One thing which I learned, this surprise[d] me, is that human instinct is often wrong. You [think] that if I change this color from blue to red that people will like that. [But] that's your opinion. You are just one person. Even [with] 20 years of experience in this field, you could be wrong. I can show you tons of examples that the data will show totally different[ly] [from] what you thought it to be.

Your intuition, [is to] think one millisecond doesn't matter. It actually [does] matter because sometimes this one millisecond, especially for people who are using their mobile device, the user experience can be totally different, especially when the network is spotty.

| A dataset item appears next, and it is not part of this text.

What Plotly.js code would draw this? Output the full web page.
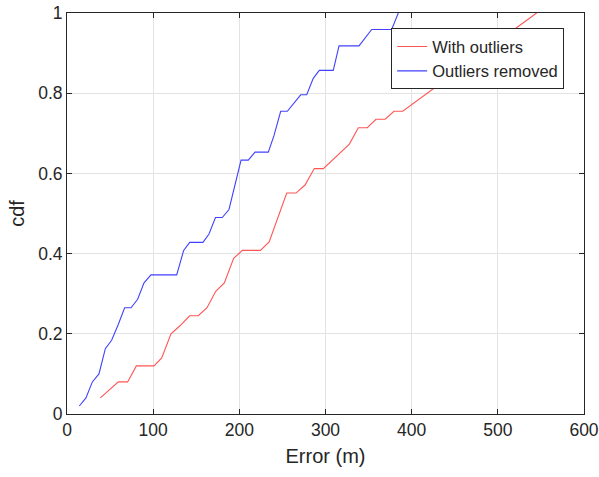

You don't want to judge your success based on just [the] outcome. You should judge your success based on the decision quality. And if you have good insight, this doesn't mean that you always [are] right. The only thing you can do is to invest [in that] insight, so that when you make a decision, you know the reasons and insight behind the decision. This gives you a higher probability of making the right decision. So this concept of ‘Thinking in Bets’ is what I [use] to help me to make a better quality decision.

Bio

Chu-Cheng Hsieh manages the data org across Etsy globally, including engineering, data science, and machine learning. Partnering with Etsy’s product and business executives, he develops the data strategy, represents data science, and drives high-impact decisions. He is specialised in search engine, recommendation systems, and machine learning technology. His primary responsibility is to deliver strategic and creative data science approaches that help achieve Etsy’s mission and goals.

He received a PhD in computer science from UCLA, and has two master degrees. In his leisure time, he enjoys innovating and collaborating with academic researchers. He has brought cutting-edge research into products. He publishes papers in top-tier conferences, such as WWW, SIGIR, KDD, and enjoys giving talks/keynotes at a variety of academic or industrial conferences on information retrieval, recommendation systems, and data mining.